● Raw data:
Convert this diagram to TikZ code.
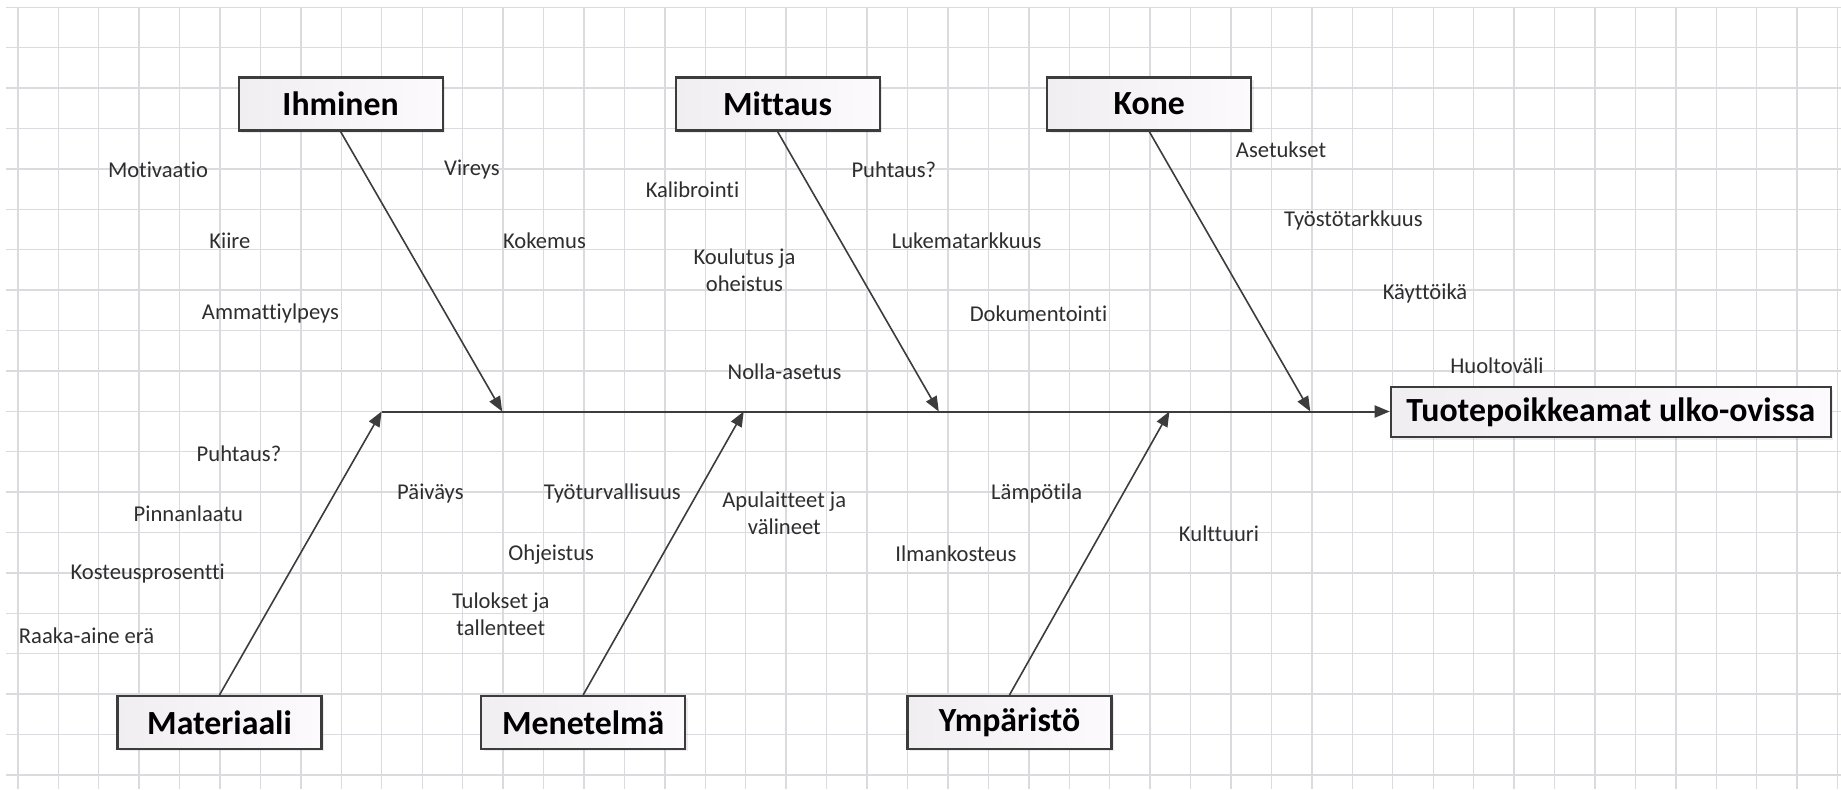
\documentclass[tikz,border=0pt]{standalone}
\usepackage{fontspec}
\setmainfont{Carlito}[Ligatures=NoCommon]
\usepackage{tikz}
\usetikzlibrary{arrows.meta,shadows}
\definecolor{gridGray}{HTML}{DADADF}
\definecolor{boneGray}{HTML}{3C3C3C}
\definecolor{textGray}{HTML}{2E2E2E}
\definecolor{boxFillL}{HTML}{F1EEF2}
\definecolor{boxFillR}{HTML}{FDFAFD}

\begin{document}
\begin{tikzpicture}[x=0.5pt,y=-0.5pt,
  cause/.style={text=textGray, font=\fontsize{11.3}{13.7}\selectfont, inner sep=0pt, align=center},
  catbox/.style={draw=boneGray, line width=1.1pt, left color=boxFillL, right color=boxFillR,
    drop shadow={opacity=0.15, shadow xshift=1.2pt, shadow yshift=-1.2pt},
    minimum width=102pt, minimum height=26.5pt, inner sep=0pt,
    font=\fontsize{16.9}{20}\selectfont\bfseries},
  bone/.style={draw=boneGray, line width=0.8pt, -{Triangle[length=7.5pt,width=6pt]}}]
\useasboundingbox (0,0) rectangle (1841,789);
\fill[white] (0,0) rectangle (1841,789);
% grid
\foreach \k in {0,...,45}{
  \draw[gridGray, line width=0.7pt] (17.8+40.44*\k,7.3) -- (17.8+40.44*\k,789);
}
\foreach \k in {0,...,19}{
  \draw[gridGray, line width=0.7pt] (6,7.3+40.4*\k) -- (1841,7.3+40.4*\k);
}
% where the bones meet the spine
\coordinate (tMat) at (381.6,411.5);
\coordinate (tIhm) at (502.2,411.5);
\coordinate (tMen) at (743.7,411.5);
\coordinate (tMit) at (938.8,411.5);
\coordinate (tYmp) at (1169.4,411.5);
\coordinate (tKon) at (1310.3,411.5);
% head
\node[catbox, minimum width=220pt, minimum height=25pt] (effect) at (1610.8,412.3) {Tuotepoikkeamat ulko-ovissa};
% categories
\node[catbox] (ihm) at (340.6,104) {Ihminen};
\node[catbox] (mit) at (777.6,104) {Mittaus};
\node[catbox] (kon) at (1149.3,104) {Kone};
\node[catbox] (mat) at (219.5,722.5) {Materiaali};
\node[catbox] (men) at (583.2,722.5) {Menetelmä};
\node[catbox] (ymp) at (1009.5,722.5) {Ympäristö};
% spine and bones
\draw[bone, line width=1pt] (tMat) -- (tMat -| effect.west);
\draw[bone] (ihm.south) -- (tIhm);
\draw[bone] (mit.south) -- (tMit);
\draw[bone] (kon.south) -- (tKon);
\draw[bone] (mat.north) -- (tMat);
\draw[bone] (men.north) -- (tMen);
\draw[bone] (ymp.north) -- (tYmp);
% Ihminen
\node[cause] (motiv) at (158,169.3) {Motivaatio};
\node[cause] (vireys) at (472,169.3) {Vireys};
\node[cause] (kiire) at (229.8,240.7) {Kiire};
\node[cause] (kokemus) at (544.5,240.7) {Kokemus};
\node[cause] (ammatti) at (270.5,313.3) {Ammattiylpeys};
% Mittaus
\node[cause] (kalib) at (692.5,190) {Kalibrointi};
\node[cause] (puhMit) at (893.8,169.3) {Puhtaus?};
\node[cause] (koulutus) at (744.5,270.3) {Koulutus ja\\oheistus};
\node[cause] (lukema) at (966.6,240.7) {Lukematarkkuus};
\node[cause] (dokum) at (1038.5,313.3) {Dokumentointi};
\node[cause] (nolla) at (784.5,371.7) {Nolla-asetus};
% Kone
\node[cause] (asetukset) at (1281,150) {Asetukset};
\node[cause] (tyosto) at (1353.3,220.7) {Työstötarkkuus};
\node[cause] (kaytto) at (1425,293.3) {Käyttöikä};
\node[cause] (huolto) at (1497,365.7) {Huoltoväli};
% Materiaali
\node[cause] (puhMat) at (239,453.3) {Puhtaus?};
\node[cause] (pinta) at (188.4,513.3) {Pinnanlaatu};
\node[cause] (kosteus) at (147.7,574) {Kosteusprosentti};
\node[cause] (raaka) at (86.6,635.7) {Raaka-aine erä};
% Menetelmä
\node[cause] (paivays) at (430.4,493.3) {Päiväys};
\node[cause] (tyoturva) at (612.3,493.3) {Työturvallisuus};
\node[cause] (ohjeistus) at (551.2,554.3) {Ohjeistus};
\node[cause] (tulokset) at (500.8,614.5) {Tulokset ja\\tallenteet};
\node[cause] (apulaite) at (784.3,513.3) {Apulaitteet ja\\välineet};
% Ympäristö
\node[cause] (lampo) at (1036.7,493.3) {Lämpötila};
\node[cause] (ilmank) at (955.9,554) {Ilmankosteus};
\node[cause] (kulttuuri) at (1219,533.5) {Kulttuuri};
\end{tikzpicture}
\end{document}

--

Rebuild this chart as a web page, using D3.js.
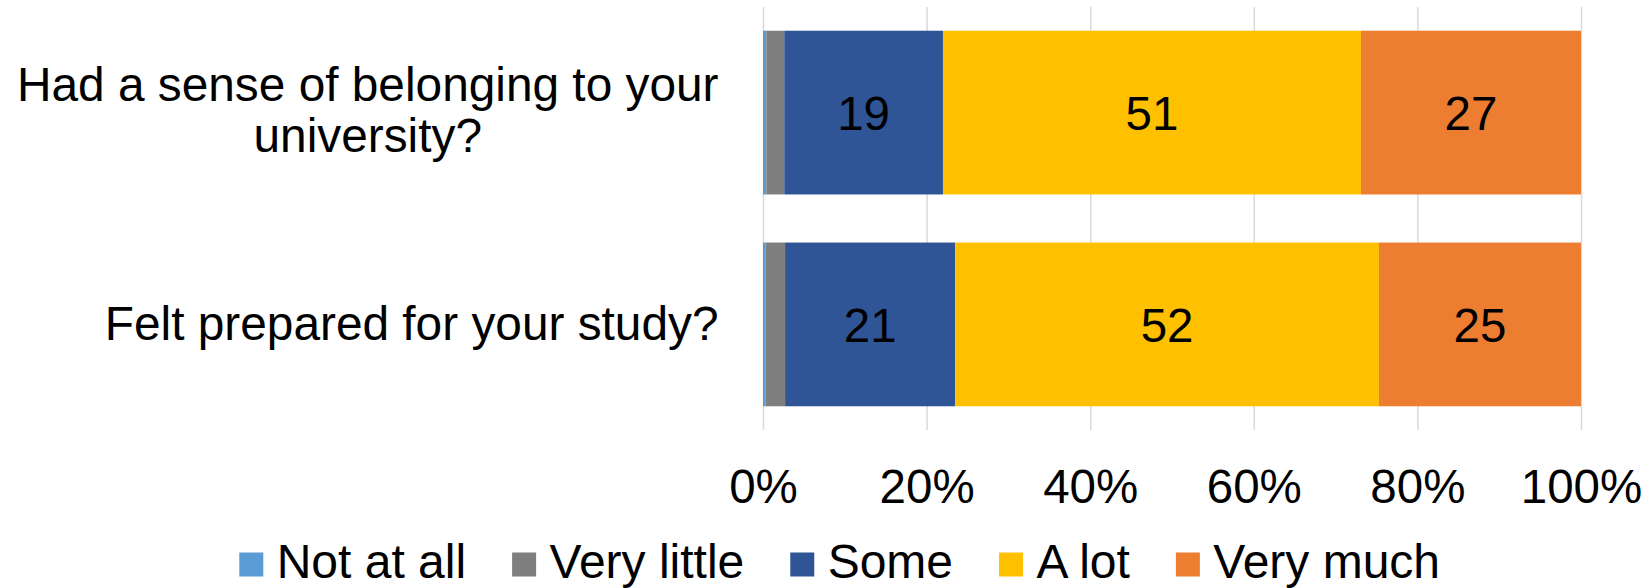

---

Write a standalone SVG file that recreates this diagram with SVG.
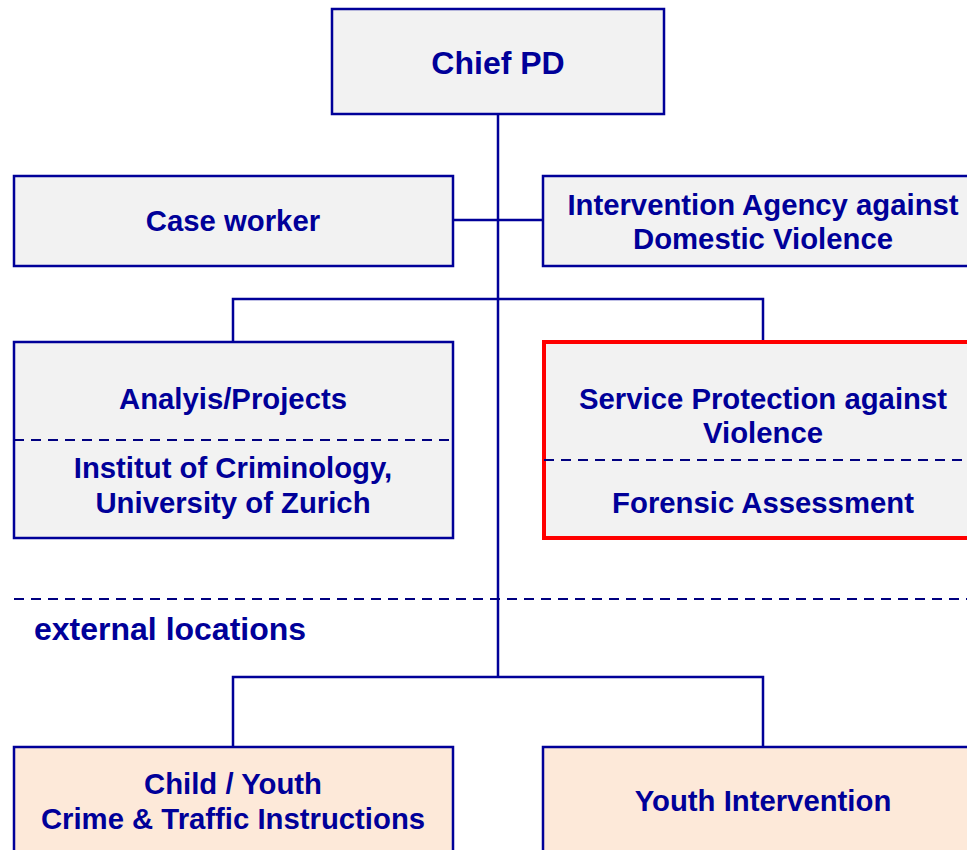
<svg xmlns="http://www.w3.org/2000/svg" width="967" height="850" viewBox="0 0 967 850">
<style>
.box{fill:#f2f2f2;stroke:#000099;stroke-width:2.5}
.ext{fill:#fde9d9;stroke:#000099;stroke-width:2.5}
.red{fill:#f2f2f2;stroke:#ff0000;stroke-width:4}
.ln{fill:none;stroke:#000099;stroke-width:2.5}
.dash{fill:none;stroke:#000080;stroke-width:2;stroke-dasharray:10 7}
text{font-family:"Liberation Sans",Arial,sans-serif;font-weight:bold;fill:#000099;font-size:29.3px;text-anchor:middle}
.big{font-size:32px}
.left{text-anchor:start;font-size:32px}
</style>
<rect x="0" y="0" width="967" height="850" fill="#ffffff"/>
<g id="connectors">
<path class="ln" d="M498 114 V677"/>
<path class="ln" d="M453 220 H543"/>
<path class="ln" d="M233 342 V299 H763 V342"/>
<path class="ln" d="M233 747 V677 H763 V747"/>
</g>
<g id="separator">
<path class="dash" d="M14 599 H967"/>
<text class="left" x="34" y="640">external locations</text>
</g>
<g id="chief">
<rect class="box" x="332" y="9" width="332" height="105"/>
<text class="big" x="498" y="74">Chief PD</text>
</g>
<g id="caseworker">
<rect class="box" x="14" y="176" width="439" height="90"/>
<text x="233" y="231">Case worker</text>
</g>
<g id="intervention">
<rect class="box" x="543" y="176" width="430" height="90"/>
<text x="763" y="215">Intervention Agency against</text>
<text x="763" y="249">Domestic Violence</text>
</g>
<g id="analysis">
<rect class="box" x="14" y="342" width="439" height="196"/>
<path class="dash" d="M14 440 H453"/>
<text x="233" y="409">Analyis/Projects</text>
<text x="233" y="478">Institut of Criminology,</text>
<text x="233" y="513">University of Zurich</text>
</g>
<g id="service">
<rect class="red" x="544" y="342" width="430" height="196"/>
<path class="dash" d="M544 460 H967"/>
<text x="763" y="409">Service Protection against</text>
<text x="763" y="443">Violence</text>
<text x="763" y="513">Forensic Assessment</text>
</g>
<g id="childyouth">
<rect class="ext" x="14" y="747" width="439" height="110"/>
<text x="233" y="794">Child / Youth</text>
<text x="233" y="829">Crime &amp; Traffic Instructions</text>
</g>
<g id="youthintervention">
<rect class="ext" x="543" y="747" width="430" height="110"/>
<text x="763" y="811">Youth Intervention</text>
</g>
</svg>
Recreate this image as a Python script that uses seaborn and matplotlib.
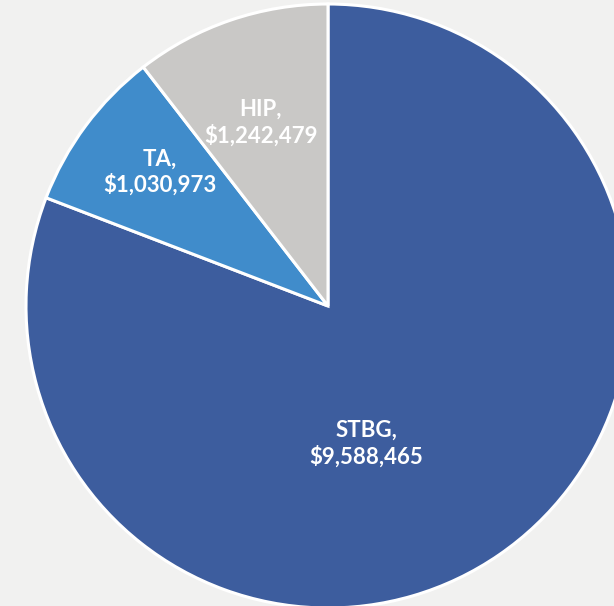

● Instructions for the task:
Report how many lines of the listing hold the string "this", giving only the number.

● Solution:
4